Records contained in a dataset:
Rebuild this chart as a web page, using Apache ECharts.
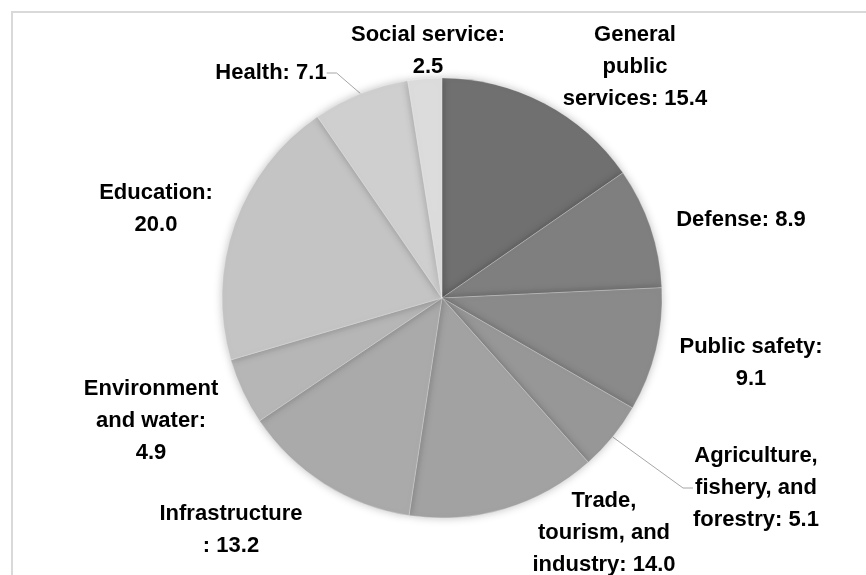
<!DOCTYPE html>
<html>
<head>
<meta charset="utf-8">
<script src="https://cdn.jsdelivr.net/npm/echarts@6/dist/echarts.min.js"></script>
<style>
html, body { margin: 0; padding: 0; background: #fff; }
#chart { width: 866px; height: 575px; }
</style>
</head>
<body>
<div id="chart"></div>
<script>
var categories = ['General public services', 'Defense', 'Public safety', 'Agriculture, fishery, and forestry',
    'Trade, tourism, and industry', 'Infrastructure', 'Environment and water', 'Education', 'Health', 'Social service'];
var values = [15.4, 8.9, 9.1, 5.1, 14.0, 13.2, 4.9, 20.0, 7.1, 2.5];
// label text as wrapped in the picture, {v} is the value
var labelText = ['General\npublic\nservices: {v}', 'Defense: {v}', 'Public safety:\n{v}', 'Agriculture,\nfishery, and\nforestry: {v}',
    'Trade,\ntourism, and\nindustry: {v}', 'Infrastructure\n: {v}', 'Environment\nand water:\n{v}', 'Education:\n{v}', 'Health: {v}', 'Social service:\n{v}'];
var colors = ['#707070', '#7f7f7f', '#8a8a8a', '#979797', '#a2a2a2', '#aaaaaa', '#b6b6b6', '#c4c4c4', '#cfcfcf', '#dcdcdc'];
var withLine = ['Health', 'Agriculture, fishery, and forestry'];
// label centres (style only)
var labelPos = [[635, 67], [741, 220], [751, 363], [756, 488], [604, 533], [231, 530], [151, 421], [156, 209], [271, 73], [428, 51]];

var chart = echarts.init(document.getElementById('chart'));

var data = categories.map(function (name, i) {
    return {
        name: name,
        value: values[i],
        itemStyle: { color: colors[i] },
        labelLine: { show: withLine.indexOf(name) >= 0 }
    };
});

var option = {
    animation: false,
    graphic: [{
        type: 'rect',
        shape: { x: 12, y: 12, width: 900, height: 600 },
        style: { fill: 'none', stroke: '#d9d9d9', lineWidth: 2 },
        silent: true
    }],
    series: [{
        type: 'pie',
        center: [442, 298],
        radius: 220,
        startAngle: 90,
        clockwise: true,
        data: data,
        itemStyle: {
            borderColor: 'rgba(255,255,255,0.5)',
            borderWidth: 0.5,
            shadowBlur: 8,
            shadowColor: 'rgba(0,0,0,0.25)'
        },
        label: {
            show: true,
            position: 'outside',
            color: '#000',
            fontFamily: '"Liberation Sans", Arial, sans-serif',
            fontWeight: 'bold',
            fontSize: 22,
            lineHeight: 32,
            align: 'center',
            overflow: 'none',
            formatter: function (p) {
                return labelText[p.dataIndex].replace('{v}', p.value.toFixed(1));
            }
        },
        labelLine: {
            length: 10,
            length2: 10,
            lineStyle: { color: '#a6a6a6', width: 1 }
        },
        labelLayout: function (p) {
            var pos = labelPos[p.dataIndex];
            return { x: pos[0], y: pos[1], align: 'center', verticalAlign: 'middle' };
        }
    }]
};
chart.setOption(option);
</script>
</body>
</html>
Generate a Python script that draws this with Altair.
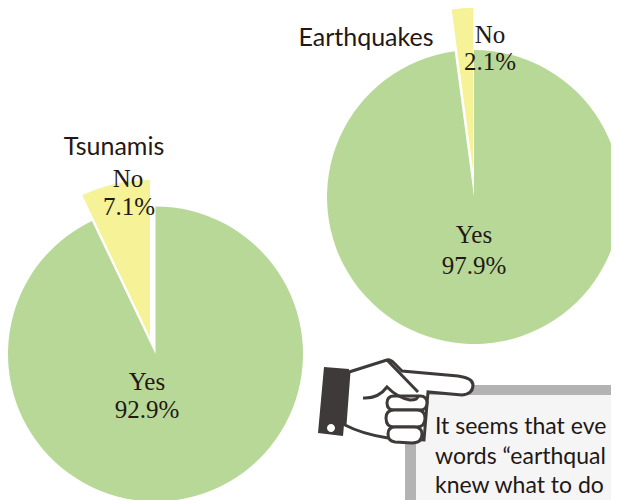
import math
import altair as alt
import pandas as pd

panels = ["Tsunamis", "Earthquakes"]
yes_values = [92.9, 97.9]
no_values = [7.1, 2.1]
GREEN, YELLOW, INK = "#b8d898", "#f5f298", "#231815"
HAND_DARK = "#3e3a39"

OX, OY = -8, -8  # page px -> chart px
px = lambda v: v + OX
py = lambda v: v + OY

theta_scale = alt.Scale(domain=[0, 100], range=[0, 2 * math.pi])


def slice_layer(start, end, color, cx, cy, r):
    df = pd.DataFrame({"start": [start], "end": [end]})
    return alt.Chart(df).mark_arc(radius=r, color=color, opacity=1).encode(
        theta=alt.Theta("start:Q", scale=theta_scale),
        theta2="end:Q",
        x=alt.value(px(cx)),
        y=alt.value(py(cy)),
    )


def text_layer(s, cx, cy, font, size, align="center", color=INK):
    df = pd.DataFrame({"t": [s]})
    return alt.Chart(df).mark_text(font=font, fontSize=size, align=align, baseline="middle", color=color).encode(
        text="t:N", x=alt.value(px(cx)), y=alt.value(py(cy))
    )


def shape_layer(path, fill, stroke=None, sw=0):
    df = pd.DataFrame({"a": [0]})
    kw = dict(shape=path, size=4, filled=True, fill=fill, opacity=1, fillOpacity=1)
    if stroke:
        kw.update(stroke=stroke, strokeWidth=sw, strokeOpacity=1)
    return alt.Chart(df).mark_point(**kw).encode(x=alt.value(OX), y=alt.value(OY))


def box_layer(x1, y1, x2, y2, color):
    df = pd.DataFrame({"a": [0]})
    return alt.Chart(df).mark_rect(color=color, opacity=1).encode(
        x=alt.value(px(x1)), x2=alt.value(px(x2)), y=alt.value(py(y1)), y2=alt.value(py(y2))
    )


SERIF = "Liberation Serif"
SANS = "Lato"

layers = [
    slice_layer(0, yes_values[0], GREEN, 155.5, 354, 147.5),
    slice_layer(yes_values[0], 100, YELLOW, 150, 337, 157),
    slice_layer(0, yes_values[1], GREEN, 474, 197, 147),
    slice_layer(yes_values[1], 100, YELLOW, 473, 170, 162),
    text_layer(panels[0], 114, 147, SANS, 25),
    text_layer(panels[1], 366, 38, SANS, 25),
    text_layer("Yes", 147, 382, SERIF, 25),
    text_layer(f"{yes_values[0]}%", 147, 410, SERIF, 25),
    text_layer("No", 128, 179, SERIF, 25),
    text_layer(f"{no_values[0]}%", 129, 207, SERIF, 25),
    text_layer("Yes", 474, 235, SERIF, 25),
    text_layer(f"{yes_values[1]}%", 474, 266, SERIF, 25),
    text_layer("No", 490, 35, SERIF, 25),
    text_layer(f"{no_values[1]}%", 490, 62, SERIF, 25),
    box_layer(405, 385, 640, 520, "#b3b3b3"),
    box_layer(416, 395, 640, 520, "#f5f5f5"),
    text_layer("It seems that eve", 435, 427, SANS, 23, "left"),
    text_layer("words “earthqual", 435, 457, SANS, 23, "left"),
    text_layer("knew what to do", 435, 486, SANS, 23, "left"),
    shape_layer("M324 367L349 369L343 436L318 433Z", HAND_DARK),
    shape_layer("M327 428A4 4 0 1 0 335 428A4 4 0 1 0 327 428Z", "#ffffff"),
    shape_layer("M349 372L387 360Q390 359 394 363L402 371L458 376Q473 378 473 385Q473 394 462 395L428 392"
                "L424 440L388 438Q362 434 345 425Z", "#ffffff", HAND_DARK, 3),
    shape_layer("M387 360L418 392", "none", HAND_DARK, 3),
    shape_layer("M394 396L420 396Q427 396 427 403Q427 410 420 410L394 410Q387 410 387 403Q387 396 394 396Z",
                "#ffffff", HAND_DARK, 3),
    shape_layer("M394 410L417 410Q425 410 425 418Q425 427 417 427L394 427Q386 427 386 418Q386 410 394 410Z",
                "#ffffff", HAND_DARK, 3),
    shape_layer("M395 427L414 427Q422 427 422 434Q422 443 412 443L395 442Q388 441 388 434Q388 427 395 427Z",
                "#ffffff", HAND_DARK, 3),
    shape_layer("M363 398Q378 399 387 387Q398 398 410 400Q418 400 418 396", "none", HAND_DARK, 3),
]

chart = alt.layer(*layers).properties(
    width=603,
    height=492,
    padding=0,
    autosize=alt.AutoSizeParams(type="none"),
).configure_view(stroke=None)

chart.save("out.html", embed_options={"renderer": "svg", "actions": False})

What the task asks = Retype every entry verbatim and exclude the pictures from the copy.

Response below =
Rebuild this chart as a web page, using Apache ECharts.
<!DOCTYPE html>
<html>
<head>
<meta charset="utf-8">
<script src="https://cdn.jsdelivr.net/npm/echarts@6/dist/echarts.min.js"></script>
<style>
html, body { margin: 0; padding: 0; background: #fff; }
#chart { width: 866px; height: 575px; }
</style>
</head>
<body>
<div id="chart"></div>
<script>
var categories = ['General public services', 'Defense', 'Public safety', 'Agriculture, fishery, and forestry',
    'Trade, tourism, and industry', 'Infrastructure', 'Environment and water', 'Education', 'Health', 'Social service'];
var values = [15.4, 8.9, 9.1, 5.1, 14.0, 13.2, 4.9, 20.0, 7.1, 2.5];
// label text as wrapped in the picture, {v} is the value
var labelText = ['General\npublic\nservices: {v}', 'Defense: {v}', 'Public safety:\n{v}', 'Agriculture,\nfishery, and\nforestry: {v}',
    'Trade,\ntourism, and\nindustry: {v}', 'Infrastructure\n: {v}', 'Environment\nand water:\n{v}', 'Education:\n{v}', 'Health: {v}', 'Social service:\n{v}'];
var colors = ['#707070', '#7f7f7f', '#8a8a8a', '#979797', '#a2a2a2', '#aaaaaa', '#b6b6b6', '#c4c4c4', '#cfcfcf', '#dcdcdc'];
var withLine = ['Health', 'Agriculture, fishery, and forestry'];
// label centres (style only)
var labelPos = [[635, 67], [741, 220], [751, 363], [756, 488], [604, 533], [231, 530], [151, 421], [156, 209], [271, 73], [428, 51]];

var chart = echarts.init(document.getElementById('chart'));

var data = categories.map(function (name, i) {
    return {
        name: name,
        value: values[i],
        itemStyle: { color: colors[i] },
        labelLine: { show: withLine.indexOf(name) >= 0 }
    };
});

var option = {
    animation: false,
    graphic: [{
        type: 'rect',
        shape: { x: 12, y: 12, width: 900, height: 600 },
        style: { fill: 'none', stroke: '#d9d9d9', lineWidth: 2 },
        silent: true
    }],
    series: [{
        type: 'pie',
        center: [442, 298],
        radius: 220,
        startAngle: 90,
        clockwise: true,
        data: data,
        itemStyle: {
            borderColor: 'rgba(255,255,255,0.5)',
            borderWidth: 0.5,
            shadowBlur: 8,
            shadowColor: 'rgba(0,0,0,0.25)'
        },
        label: {
            show: true,
            position: 'outside',
            color: '#000',
            fontFamily: '"Liberation Sans", Arial, sans-serif',
            fontWeight: 'bold',
            fontSize: 22,
            lineHeight: 32,
            align: 'center',
            overflow: 'none',
            formatter: function (p) {
                return labelText[p.dataIndex].replace('{v}', p.value.toFixed(1));
            }
        },
        labelLine: {
            length: 10,
            length2: 10,
            lineStyle: { color: '#a6a6a6', width: 1 }
        },
        labelLayout: function (p) {
            var pos = labelPos[p.dataIndex];
            return { x: pos[0], y: pos[1], align: 'center', verticalAlign: 'middle' };
        }
    }]
};
chart.setOption(option);
</script>
</body>
</html>
Generate a Python script that draws this with Altair.
import math
import altair as alt
import pandas as pd

panels = ["Tsunamis", "Earthquakes"]
yes_values = [92.9, 97.9]
no_values = [7.1, 2.1]
GREEN, YELLOW, INK = "#b8d898", "#f5f298", "#231815"
HAND_DARK = "#3e3a39"

OX, OY = -8, -8  # page px -> chart px
px = lambda v: v + OX
py = lambda v: v + OY

theta_scale = alt.Scale(domain=[0, 100], range=[0, 2 * math.pi])


def slice_layer(start, end, color, cx, cy, r):
    df = pd.DataFrame({"start": [start], "end": [end]})
    return alt.Chart(df).mark_arc(radius=r, color=color, opacity=1).encode(
        theta=alt.Theta("start:Q", scale=theta_scale),
        theta2="end:Q",
        x=alt.value(px(cx)),
        y=alt.value(py(cy)),
    )


def text_layer(s, cx, cy, font, size, align="center", color=INK):
    df = pd.DataFrame({"t": [s]})
    return alt.Chart(df).mark_text(font=font, fontSize=size, align=align, baseline="middle", color=color).encode(
        text="t:N", x=alt.value(px(cx)), y=alt.value(py(cy))
    )


def shape_layer(path, fill, stroke=None, sw=0):
    df = pd.DataFrame({"a": [0]})
    kw = dict(shape=path, size=4, filled=True, fill=fill, opacity=1, fillOpacity=1)
    if stroke:
        kw.update(stroke=stroke, strokeWidth=sw, strokeOpacity=1)
    return alt.Chart(df).mark_point(**kw).encode(x=alt.value(OX), y=alt.value(OY))


def box_layer(x1, y1, x2, y2, color):
    df = pd.DataFrame({"a": [0]})
    return alt.Chart(df).mark_rect(color=color, opacity=1).encode(
        x=alt.value(px(x1)), x2=alt.value(px(x2)), y=alt.value(py(y1)), y2=alt.value(py(y2))
    )


SERIF = "Liberation Serif"
SANS = "Lato"

layers = [
    slice_layer(0, yes_values[0], GREEN, 155.5, 354, 147.5),
    slice_layer(yes_values[0], 100, YELLOW, 150, 337, 157),
    slice_layer(0, yes_values[1], GREEN, 474, 197, 147),
    slice_layer(yes_values[1], 100, YELLOW, 473, 170, 162),
    text_layer(panels[0], 114, 147, SANS, 25),
    text_layer(panels[1], 366, 38, SANS, 25),
    text_layer("Yes", 147, 382, SERIF, 25),
    text_layer(f"{yes_values[0]}%", 147, 410, SERIF, 25),
    text_layer("No", 128, 179, SERIF, 25),
    text_layer(f"{no_values[0]}%", 129, 207, SERIF, 25),
    text_layer("Yes", 474, 235, SERIF, 25),
    text_layer(f"{yes_values[1]}%", 474, 266, SERIF, 25),
    text_layer("No", 490, 35, SERIF, 25),
    text_layer(f"{no_values[1]}%", 490, 62, SERIF, 25),
    box_layer(405, 385, 640, 520, "#b3b3b3"),
    box_layer(416, 395, 640, 520, "#f5f5f5"),
    text_layer("It seems that eve", 435, 427, SANS, 23, "left"),
    text_layer("words “earthqual", 435, 457, SANS, 23, "left"),
    text_layer("knew what to do", 435, 486, SANS, 23, "left"),
    shape_layer("M324 367L349 369L343 436L318 433Z", HAND_DARK),
    shape_layer("M327 428A4 4 0 1 0 335 428A4 4 0 1 0 327 428Z", "#ffffff"),
    shape_layer("M349 372L387 360Q390 359 394 363L402 371L458 376Q473 378 473 385Q473 394 462 395L428 392"
                "L424 440L388 438Q362 434 345 425Z", "#ffffff", HAND_DARK, 3),
    shape_layer("M387 360L418 392", "none", HAND_DARK, 3),
    shape_layer("M394 396L420 396Q427 396 427 403Q427 410 420 410L394 410Q387 410 387 403Q387 396 394 396Z",
                "#ffffff", HAND_DARK, 3),
    shape_layer("M394 410L417 410Q425 410 425 418Q425 427 417 427L394 427Q386 427 386 418Q386 410 394 410Z",
                "#ffffff", HAND_DARK, 3),
    shape_layer("M395 427L414 427Q422 427 422 434Q422 443 412 443L395 442Q388 441 388 434Q388 427 395 427Z",
                "#ffffff", HAND_DARK, 3),
    shape_layer("M363 398Q378 399 387 387Q398 398 410 400Q418 400 418 396", "none", HAND_DARK, 3),
]

chart = alt.layer(*layers).properties(
    width=603,
    height=492,
    padding=0,
    autosize=alt.AutoSizeParams(type="none"),
).configure_view(stroke=None)

chart.save("out.html", embed_options={"renderer": "svg", "actions": False})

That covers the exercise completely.